Documenting trauma is a common motivation for writing a memoir. But to write this type of memoir, authors have to go through the event emotionally all over again. That’s a big hurdle. At Write My Memoirs, we want to help you conquer that challenge.
Roxane Gay, whose own memoir documents trauma, advises writers to be raw, honest and pretty explicit. She believes your depiction of your horrifying experience should fall short of traumatizing your reader but still provide enough graphic detail so that the reader may have to put down your book for an hour or even a day before finishing that part.
Be Gentle With Yourself When Writing About Trauma
Going over what happened to you is something you can’t force. Chances are that by the time you’re considering writing this memoir, months or years have already passed since the traumatic event occurred. You didn’t just sit down at your computer the next day. But maybe the time still isn’t right.

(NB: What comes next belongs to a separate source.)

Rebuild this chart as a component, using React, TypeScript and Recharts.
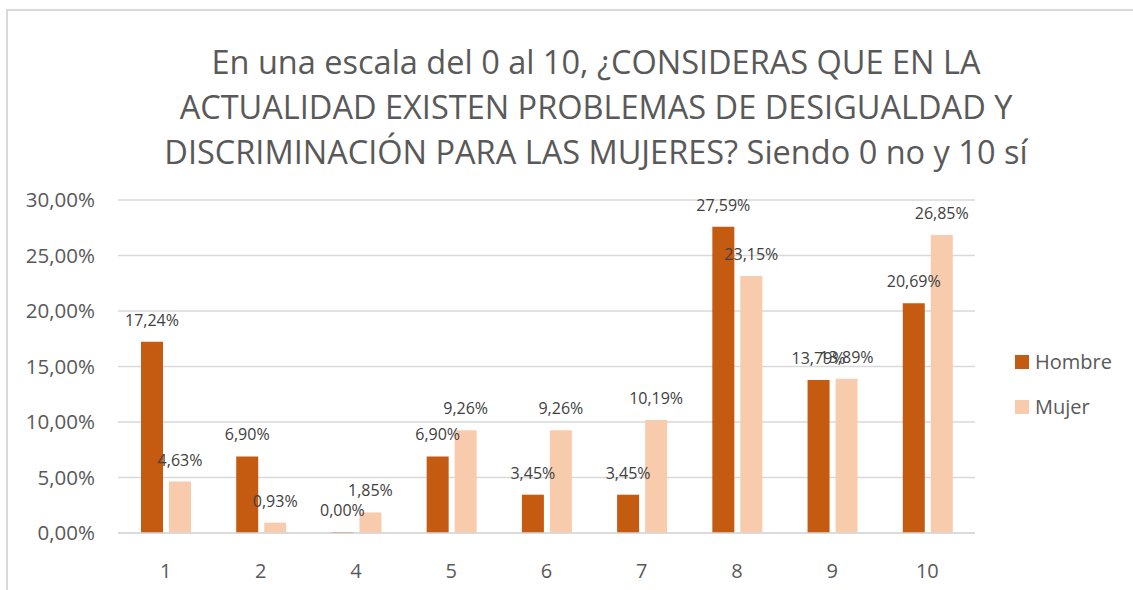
import { BarChart, Bar, XAxis, YAxis, CartesianGrid, LabelList } from "recharts";

const categories = ["1", "2", "4", "5", "6", "7", "8", "9", "10"];
const hombre = [17.24, 6.9, 0.0, 6.9, 3.45, 3.45, 27.59, 13.79, 20.69];
const mujer = [4.63, 0.93, 1.85, 9.26, 9.26, 10.19, 23.15, 13.89, 26.85];
const yTicks = [0, 5, 10, 15, 20, 25, 30];
const titleLines = [
  "En una escala del 0 al 10, ¿CONSIDERAS QUE EN LA",
  "ACTUALIDAD EXISTEN PROBLEMAS DE DESIGUALDAD Y",
  "DISCRIMINACIÓN PARA LAS MUJERES? Siendo 0 no y 10 sí",
];
const seriesNames = ["Hombre", "Mujer"];
const seriesColors = ["#C55A11", "#F8CBAD"];

const data = categories.map((c, i) => ({ name: c, Hombre: hombre[i], Mujer: mujer[i] }));

const FONT = "'Open Sans', sans-serif";
const pct = (v: number) => `${Number(v).toFixed(2).replace(".", ",")}%`;

export default function App() {
  return (
    <div style={{ position: "absolute", left: 0, top: 0, width: 1133, height: 590, overflow: "hidden", background: "#fff" }}>
      {/* chart area border (only top and left edges fall inside the crop) */}
      <div
        style={{
          position: "absolute",
          left: 6,
          top: 9,
          width: 1200,
          height: 700,
          border: "2px solid #d9d9d9",
        }}
      />
      <div
        style={{
          position: "absolute",
          left: 0,
          top: 39,
          width: 1192,
          textAlign: "center",
          fontFamily: FONT,
          fontSize: 32.5,
          lineHeight: "45px",
          color: "#595959",
        }}
      >
        {titleLines.map((l) => (
          <div key={l}>{l}</div>
        ))}
      </div>
      <div style={{ position: "absolute", left: 0, top: 0 }}>
        <BarChart
          width={1133}
          height={590}
          data={data}
          margin={{ top: 200, right: 158, left: 18, bottom: 17 }}
          barSize={22}
          barGap={6}
        >
          <CartesianGrid vertical={false} stroke="#d9d9d9" strokeWidth={1.5} />
          <XAxis
            dataKey="name"
            height={40}
            axisLine={{ stroke: "#d9d9d9", strokeWidth: 1.5 }}
            tickLine={false}
            tickMargin={25}
            tick={{ fill: "#595959", fontSize: 20, fontFamily: FONT }}
          />
          <YAxis
            width={100}
            domain={[0, 30]}
            ticks={yTicks}
            axisLine={false}
            tickLine={false}
            tickMargin={17}
            tickFormatter={pct}
            tick={{ fill: "#595959", fontSize: 20.5, fontFamily: FONT }}
          />
          {seriesNames.map((s, i) => (
            <Bar key={s} dataKey={s} fill={seriesColors[i]} minPointSize={1} isAnimationActive={false}>
              <LabelList dataKey={s} position="top" offset={16} formatter={pct} fill="#404040" fontSize={16} fontFamily={FONT} />
            </Bar>
          ))}
        </BarChart>
      </div>
      {/* legend */}
      <div style={{ position: "absolute", left: 1015, top: 339, fontFamily: FONT, fontSize: 20, color: "#595959" }}>
        {seriesNames.map((s, i) => (
          <div key={s} style={{ display: "flex", alignItems: "center", height: 45 }}>
            <span style={{ width: 14, height: 14, background: seriesColors[i], marginRight: 6, display: "inline-block" }} />
            <span>{s}</span>
          </div>
        ))}
      </div>
    </div>
  );
}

Ask yourself whether you’re ready to more or less relive the event. If you feel that you cannot handle it, there’s no harm in waiting longer, letting more time pass between the you that faced trauma and the you that is writing the book. It’s difficult to write about it.
More Tips on Trauma Documentation
One way to find out whether you’re up to the task is to start out by writing just 15 or 20 minutes a day. Keep that up for a week, and you’ll know whether telling your story is providing a sense of relief or compounding your anxiety.
Writing for Writer’s Digest, author Kelly Clink shares tips from her own experience writing about her brother’s death by suicide. She advises writers not to keep this writing goal to yourself. As you’re writing about a traumatic event, she says, it will help to alert your therapist, family members and friends that you’re in the process of sorting out this terrible event by writing about it.
Making Your Story Relatable
Clink and other experts make the distinction between a memoir you write as therapy and a memoir you write to sell. The former is for you, the latter for everyone else. If your goal is to get closure or work out your feelings of trauma, then include the content you need for your own wellbeing. If your goal is to help others, that’s a whole different book. In that case, you’re writing for them, not for you, and you should be more selective in your content as well as less indulgent in your writing voice. Of course, you can do both. Write the book for yourself, and use that as the foundation for crafting a different, more marketable memoir.
The way to write for others is to make your personal story relatable to a lot of people. Think about what they will want to take from your experience. That doesn’t mean you should make it a how-to guide on recovering from trauma. Tell the story as a dramatic, compelling, page-turning saga. Then it can be both a valuable book for your readers and a statement of your own triumph over, or acceptance of, your traumatic ordeal.